Von der FDP wird vor allem der Weg über den Abbau von Subventionen und die Steigerung privater Investitionen favorisiert zu werden. Private Investitionen in Digitalisierung und Klimaschutz sollen über eine „Superabschreibung“ gefördert werden. Beschleunigte Abschreibung kann zwar ein Instrument zum Anreiz privater Investitionen sein. Sie bedeuten aber eine Reduzierung des bilanziellen Gewinns und reduzieren damit die zu zahlenden Steuern. Ohne Gegenfinanzierung führt dies Mindereinnahmen im öffentlichen Haushalt.

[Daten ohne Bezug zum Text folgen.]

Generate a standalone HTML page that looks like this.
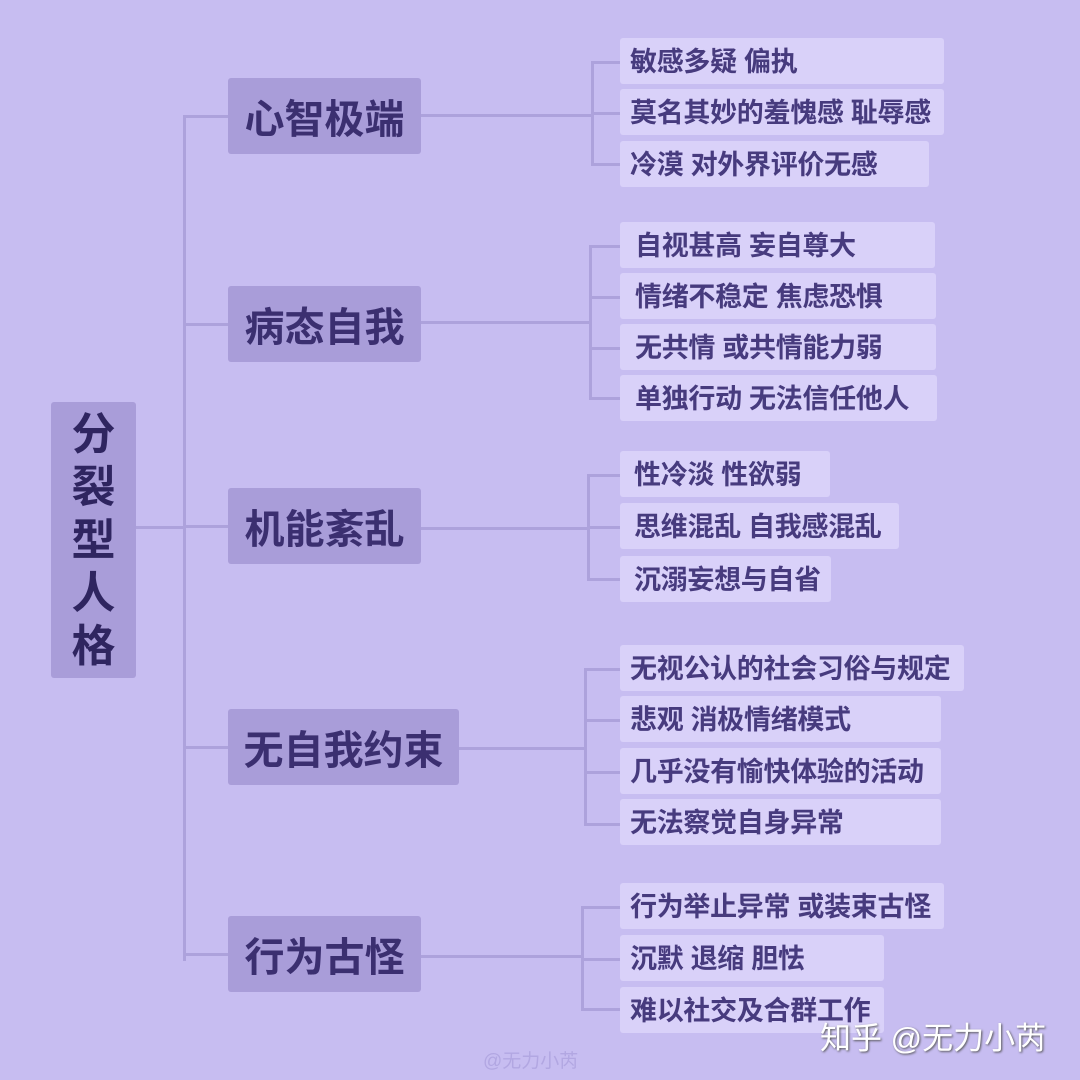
<!DOCTYPE html><html><head><meta charset="utf-8"><style>
body{margin:0;width:1080px;height:1080px;background:#c7bdf1;position:relative;overflow:hidden;font-family:"Liberation Sans","Noto Sans CJK SC",sans-serif}
.l{position:absolute;background:#ada2dc}
.m{position:absolute;background:#a99dd9;color:#3b2f70;font-weight:700;font-size:40px;border-radius:3px;display:flex;align-items:center;justify-content:center;height:76px;left:228px}
.s{position:absolute;background:#d9d1f9;color:#473b7e;font-weight:700;font-size:27px;border-radius:3px;height:46px;left:620px;line-height:48px;padding-left:10px;box-sizing:border-box;white-space:nowrap;letter-spacing:-0.3px}
</style></head><body>
<div class="l" style="left:136px;top:526px;width:48px;height:3px"></div>
<div class="l" style="left:183px;top:115px;width:3px;height:846px"></div>
<div class="l" style="left:183px;top:115px;width:45px;height:3px"></div>
<div class="l" style="left:183px;top:323px;width:45px;height:3px"></div>
<div class="l" style="left:183px;top:525px;width:45px;height:3px"></div>
<div class="l" style="left:183px;top:746px;width:45px;height:3px"></div>
<div class="l" style="left:183px;top:953px;width:45px;height:3px"></div>
<div style="position:absolute;left:51px;top:402px;width:85px;height:276px;background:#a99dd9;border-radius:3px;color:#2f2560;font-weight:700;font-size:44px;line-height:53px;text-align:center;padding-top:6px;box-sizing:border-box">分<br>裂<br>型<br>人<br>格</div>
<div class="m" style="top:78px;width:193px">心智极端</div>
<div class="m" style="top:286px;width:193px">病态自我</div>
<div class="m" style="top:488px;width:193px">机能紊乱</div>
<div class="m" style="top:709px;width:231px">无自我约束</div>
<div class="m" style="top:916px;width:193px">行为古怪</div>
<div class="l" style="left:421px;top:114px;width:171px;height:3px"></div>
<div class="l" style="left:591px;top:61px;width:3px;height:105px"></div>
<div class="l" style="left:591px;top:61px;width:29px;height:3px"></div>
<div class="l" style="left:591px;top:112px;width:29px;height:3px"></div>
<div class="l" style="left:591px;top:163px;width:29px;height:3px"></div>

<div class="l" style="left:421px;top:321px;width:169px;height:3px"></div>
<div class="l" style="left:589px;top:245px;width:3px;height:154px"></div>
<div class="l" style="left:589px;top:245px;width:31px;height:3px"></div>
<div class="l" style="left:589px;top:296px;width:31px;height:3px"></div>
<div class="l" style="left:589px;top:347px;width:31px;height:3px"></div>
<div class="l" style="left:589px;top:397px;width:31px;height:3px"></div>

<div class="l" style="left:421px;top:527px;width:167px;height:3px"></div>
<div class="l" style="left:587px;top:474px;width:3px;height:106px"></div>
<div class="l" style="left:587px;top:474px;width:33px;height:3px"></div>
<div class="l" style="left:587px;top:526px;width:33px;height:3px"></div>
<div class="l" style="left:587px;top:578px;width:33px;height:3px"></div>

<div class="l" style="left:459px;top:747px;width:126px;height:3px"></div>
<div class="l" style="left:584px;top:668px;width:3px;height:157px"></div>
<div class="l" style="left:584px;top:668px;width:36px;height:3px"></div>
<div class="l" style="left:584px;top:719px;width:36px;height:3px"></div>
<div class="l" style="left:584px;top:771px;width:36px;height:3px"></div>
<div class="l" style="left:584px;top:823px;width:36px;height:3px"></div>

<div class="l" style="left:421px;top:955px;width:162px;height:3px"></div>
<div class="l" style="left:581px;top:906px;width:3px;height:104px"></div>
<div class="l" style="left:581px;top:906px;width:39px;height:3px"></div>
<div class="l" style="left:581px;top:958px;width:39px;height:3px"></div>
<div class="l" style="left:581px;top:1008px;width:39px;height:3px"></div>

<div class="s" style="top:38px;width:324px">敏感多疑 偏执</div>
<div class="s" style="top:89px;width:324px">莫名其妙的羞愧感 耻辱感</div>
<div class="s" style="top:141px;width:309px">冷漠 对外界评价无感</div>
<div class="s" style="top:222px;width:315px;padding-left:15px">自视甚高 妄自尊大</div>
<div class="s" style="top:273px;width:316px;padding-left:15px">情绪不稳定 焦虑恐惧</div>
<div class="s" style="top:324px;width:316px;padding-left:15px">无共情 或共情能力弱</div>
<div class="s" style="top:375px;width:317px;padding-left:15px">单独行动 无法信任他人</div>
<div class="s" style="top:451px;width:210px;padding-left:14px">性冷淡 性欲弱</div>
<div class="s" style="top:503px;width:279px;padding-left:14px">思维混乱 自我感混乱</div>
<div class="s" style="top:556px;width:211px;padding-left:14px">沉溺妄想与自省</div>
<div class="s" style="top:645px;width:344px">无视公认的社会习俗与规定</div>
<div class="s" style="top:696px;width:321px">悲观 消极情绪模式</div>
<div class="s" style="top:748px;width:321px">几乎没有愉快体验的活动</div>
<div class="s" style="top:799px;width:321px">无法察觉自身异常</div>
<div class="s" style="top:883px;width:324px">行为举止异常 或装束古怪</div>
<div class="s" style="top:935px;width:264px">沉默 退缩 胆怯</div>
<div class="s" style="top:987px;width:264px">难以社交及合群工作</div>
<div style="position:absolute;left:483px;top:1046px;font-size:19px;color:#b2a7e2">@无力小芮</div>
<div style="position:absolute;left:820px;top:1013px;font-size:31px;color:#fff;text-shadow:1px 1px 2px #555">知乎 @无力小芮</div>
</body></html>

Mit dem Bekenntnis zum Europäischen Stabilitätspakt in seiner gegenwärtigen Form wendet sich das Papier gegen Bestrebungen in der Europäischen Kommission und einer Reihe südeuropäischer Länder (u.a. Frankreich), den Pakt zu reformieren. Würde der Pakt in seiner gegenwärtigen Form umgesetzt, würde er die südeuropäischen Länder zu massiver Austerität verpflichten. Auch in Deutschland ist im Lichte des Sondierungspapiers zu befürchten, dass Sozialkürzungen und eine noch stärkere Ausrichtung staatlicher Politik an den Bedürfnissen der Wirtschaft drohen.

 

Im Sondierungspapier zeigt sich, dass die zukünftige Ampelkoalition mit Abrüstung nichts am Hut hat, im Gegenteil: Es wird eine verstärkte Zusammenarbeit der Armeen auf europäischer Ebene vereinbart, es gibt keine Aussagen zu Atomwaffenabzug, zur Unterzeichnung des Atomwaffenverbotsvertrags und insbesondere gibt es eine Zusage auf weiterhin steigende Militärausgaben für die Bundeswehr. Es wird keine "restriktive Rüstungsexportpolitik" geben, da eine "entsprechende EU-Rüstungsexportverordnung" auf die EU-Ebene geschoben wird und dort auf dem Niveau anderer Staaten wie zum Beispiel Frankreich verharren wird. Der eigentlich zwischen den früheren Oppositionsfraktionen (FDP, LINKE, GRÜNE) vereinbarte Untersuchungsausschuss "Afghanistan" wird sich ausschließlich auf den letzten Bundeswehr-Einsatz in Kabul beziehen und nicht auf die Afghanistan-Einsätze der letzten 20 Jahre, dafür soll es lediglich eine Equete-Kommission geben.

 

Bei gesellschaftspolitischen Themen sind einige Fortschritte zu verzeichnen. So sollen das Familien- und Abstammungsrecht und das Transsexuellengesetz  reformiert werden. In der Migrations- und Asylpolitik soll ein Spurwechsel ermöglicht und eine begrenzte Arbeitsmigration im Rahmen eines Punktesystems ermöglicht werden. Auf der anderen Seite aber werden die ungleiche Verteilung des gesellschaftlichen Reichtums und die damit einhergehende Spaltung in Arm und Reich nicht angegangen. Aber ohne diese Ungleichheit zu bekämpfen kann und wird es keine gesellschaftlichen Aufbruch geben können. Das weitere Festhalten an dieser Ungleichheit verfestigt gesellschaftliche Spaltungen und droht Demokratie zu unterminieren. Auch wenn Sondierungspapiere noch keine Koalitionspapiere sind ist jetzt schon einiges klar: Die Politik der Ampelkoalition bedeutet im sozialen Bereich vor allem ein „Weiter so“, bleibt in der Klimapolitik weit hinter den Notwendigkeiten zurück und verfestigt die Spaltung der Gesellschaft in Arm und Reich.